===== Source material
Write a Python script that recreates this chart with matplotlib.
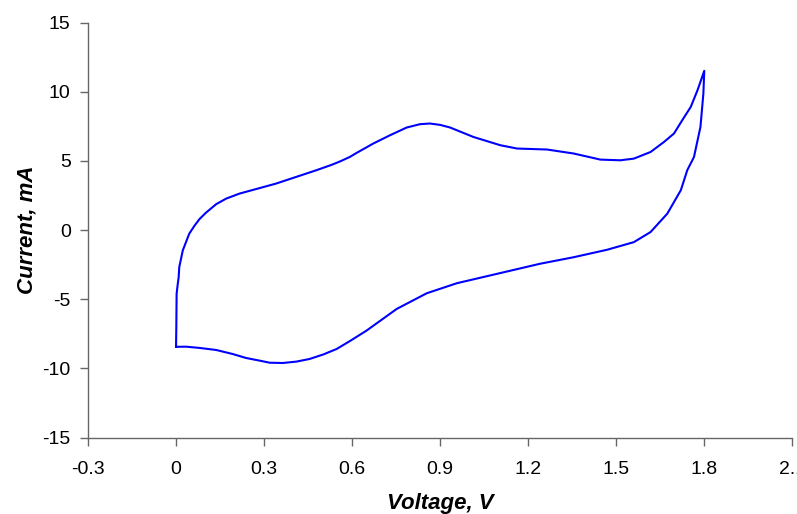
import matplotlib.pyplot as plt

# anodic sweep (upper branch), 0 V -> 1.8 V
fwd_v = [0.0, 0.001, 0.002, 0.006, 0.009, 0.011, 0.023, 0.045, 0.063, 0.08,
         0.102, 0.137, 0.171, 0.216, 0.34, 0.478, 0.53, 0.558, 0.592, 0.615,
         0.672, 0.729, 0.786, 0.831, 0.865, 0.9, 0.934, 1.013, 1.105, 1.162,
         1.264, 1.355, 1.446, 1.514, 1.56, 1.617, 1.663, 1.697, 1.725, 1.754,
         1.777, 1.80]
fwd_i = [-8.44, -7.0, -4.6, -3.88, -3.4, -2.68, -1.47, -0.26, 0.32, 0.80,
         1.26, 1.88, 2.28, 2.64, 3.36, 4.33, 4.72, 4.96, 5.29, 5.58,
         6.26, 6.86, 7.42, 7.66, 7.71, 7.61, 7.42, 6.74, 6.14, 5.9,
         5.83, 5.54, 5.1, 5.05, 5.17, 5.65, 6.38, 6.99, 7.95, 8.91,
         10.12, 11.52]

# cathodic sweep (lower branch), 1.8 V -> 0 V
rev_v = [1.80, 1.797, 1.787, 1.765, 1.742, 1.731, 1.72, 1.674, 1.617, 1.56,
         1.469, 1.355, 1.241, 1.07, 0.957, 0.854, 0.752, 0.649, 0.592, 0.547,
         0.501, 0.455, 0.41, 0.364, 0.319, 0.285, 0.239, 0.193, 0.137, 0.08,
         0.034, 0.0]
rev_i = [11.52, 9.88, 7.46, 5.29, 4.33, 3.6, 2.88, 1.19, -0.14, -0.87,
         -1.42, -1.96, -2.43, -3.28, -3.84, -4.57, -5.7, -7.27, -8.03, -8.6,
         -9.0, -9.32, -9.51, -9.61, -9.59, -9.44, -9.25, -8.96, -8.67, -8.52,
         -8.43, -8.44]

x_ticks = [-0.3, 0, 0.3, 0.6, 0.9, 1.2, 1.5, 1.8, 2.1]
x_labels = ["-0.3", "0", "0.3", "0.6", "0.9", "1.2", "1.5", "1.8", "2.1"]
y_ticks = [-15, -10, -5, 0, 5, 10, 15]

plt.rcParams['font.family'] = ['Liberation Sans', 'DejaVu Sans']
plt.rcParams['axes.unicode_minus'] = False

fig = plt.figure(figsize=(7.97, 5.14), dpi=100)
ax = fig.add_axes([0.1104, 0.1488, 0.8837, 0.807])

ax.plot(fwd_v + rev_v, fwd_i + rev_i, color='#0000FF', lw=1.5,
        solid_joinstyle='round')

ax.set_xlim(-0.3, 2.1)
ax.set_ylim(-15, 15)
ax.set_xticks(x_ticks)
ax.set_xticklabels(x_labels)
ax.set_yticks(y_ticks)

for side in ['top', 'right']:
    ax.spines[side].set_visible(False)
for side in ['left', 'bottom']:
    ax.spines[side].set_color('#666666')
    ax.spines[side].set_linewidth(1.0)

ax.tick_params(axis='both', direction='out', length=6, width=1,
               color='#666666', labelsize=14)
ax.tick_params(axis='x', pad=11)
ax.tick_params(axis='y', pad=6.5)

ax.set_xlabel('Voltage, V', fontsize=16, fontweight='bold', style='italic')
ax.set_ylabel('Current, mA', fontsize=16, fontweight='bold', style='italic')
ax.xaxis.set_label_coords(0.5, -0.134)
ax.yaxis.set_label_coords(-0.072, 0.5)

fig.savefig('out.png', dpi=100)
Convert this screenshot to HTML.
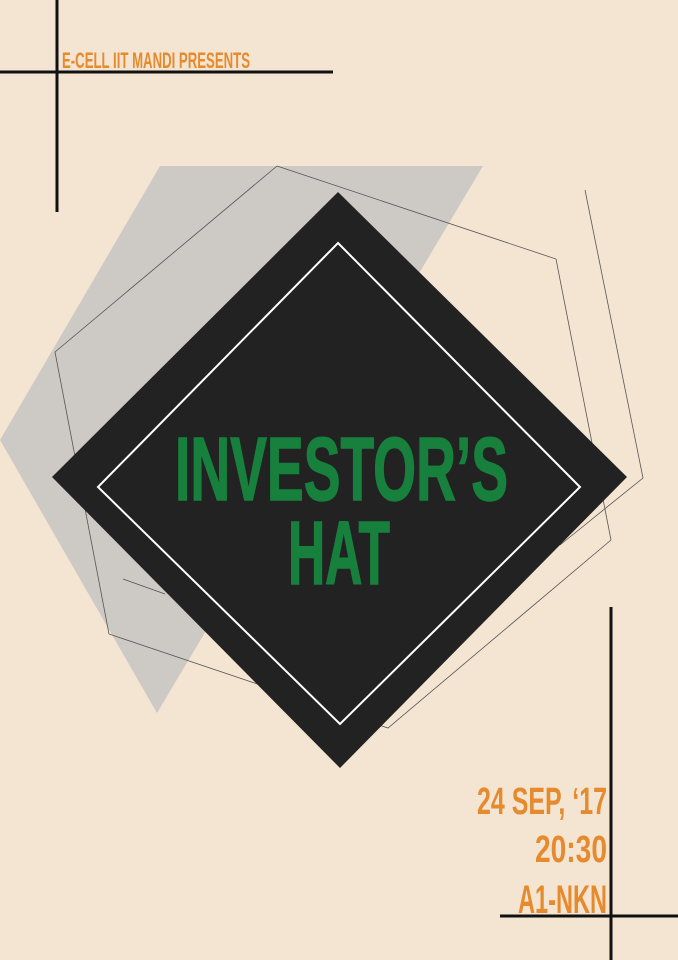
==========
Given instruction »
The material above holds pictures; copy everything else in it exactly.

Result for this task »
Write a Python script that recreates this chart with matplotlib.
import matplotlib.pyplot as plt

# anodic sweep (upper branch), 0 V -> 1.8 V
fwd_v = [0.0, 0.001, 0.002, 0.006, 0.009, 0.011, 0.023, 0.045, 0.063, 0.08,
         0.102, 0.137, 0.171, 0.216, 0.34, 0.478, 0.53, 0.558, 0.592, 0.615,
         0.672, 0.729, 0.786, 0.831, 0.865, 0.9, 0.934, 1.013, 1.105, 1.162,
         1.264, 1.355, 1.446, 1.514, 1.56, 1.617, 1.663, 1.697, 1.725, 1.754,
         1.777, 1.80]
fwd_i = [-8.44, -7.0, -4.6, -3.88, -3.4, -2.68, -1.47, -0.26, 0.32, 0.80,
         1.26, 1.88, 2.28, 2.64, 3.36, 4.33, 4.72, 4.96, 5.29, 5.58,
         6.26, 6.86, 7.42, 7.66, 7.71, 7.61, 7.42, 6.74, 6.14, 5.9,
         5.83, 5.54, 5.1, 5.05, 5.17, 5.65, 6.38, 6.99, 7.95, 8.91,
         10.12, 11.52]

# cathodic sweep (lower branch), 1.8 V -> 0 V
rev_v = [1.80, 1.797, 1.787, 1.765, 1.742, 1.731, 1.72, 1.674, 1.617, 1.56,
         1.469, 1.355, 1.241, 1.07, 0.957, 0.854, 0.752, 0.649, 0.592, 0.547,
         0.501, 0.455, 0.41, 0.364, 0.319, 0.285, 0.239, 0.193, 0.137, 0.08,
         0.034, 0.0]
rev_i = [11.52, 9.88, 7.46, 5.29, 4.33, 3.6, 2.88, 1.19, -0.14, -0.87,
         -1.42, -1.96, -2.43, -3.28, -3.84, -4.57, -5.7, -7.27, -8.03, -8.6,
         -9.0, -9.32, -9.51, -9.61, -9.59, -9.44, -9.25, -8.96, -8.67, -8.52,
         -8.43, -8.44]

x_ticks = [-0.3, 0, 0.3, 0.6, 0.9, 1.2, 1.5, 1.8, 2.1]
x_labels = ["-0.3", "0", "0.3", "0.6", "0.9", "1.2", "1.5", "1.8", "2.1"]
y_ticks = [-15, -10, -5, 0, 5, 10, 15]

plt.rcParams['font.family'] = ['Liberation Sans', 'DejaVu Sans']
plt.rcParams['axes.unicode_minus'] = False

fig = plt.figure(figsize=(7.97, 5.14), dpi=100)
ax = fig.add_axes([0.1104, 0.1488, 0.8837, 0.807])

ax.plot(fwd_v + rev_v, fwd_i + rev_i, color='#0000FF', lw=1.5,
        solid_joinstyle='round')

ax.set_xlim(-0.3, 2.1)
ax.set_ylim(-15, 15)
ax.set_xticks(x_ticks)
ax.set_xticklabels(x_labels)
ax.set_yticks(y_ticks)

for side in ['top', 'right']:
    ax.spines[side].set_visible(False)
for side in ['left', 'bottom']:
    ax.spines[side].set_color('#666666')
    ax.spines[side].set_linewidth(1.0)

ax.tick_params(axis='both', direction='out', length=6, width=1,
               color='#666666', labelsize=14)
ax.tick_params(axis='x', pad=11)
ax.tick_params(axis='y', pad=6.5)

ax.set_xlabel('Voltage, V', fontsize=16, fontweight='bold', style='italic')
ax.set_ylabel('Current, mA', fontsize=16, fontweight='bold', style='italic')
ax.xaxis.set_label_coords(0.5, -0.134)
ax.yaxis.set_label_coords(-0.072, 0.5)

fig.savefig('out.png', dpi=100)
Convert this screenshot to HTML.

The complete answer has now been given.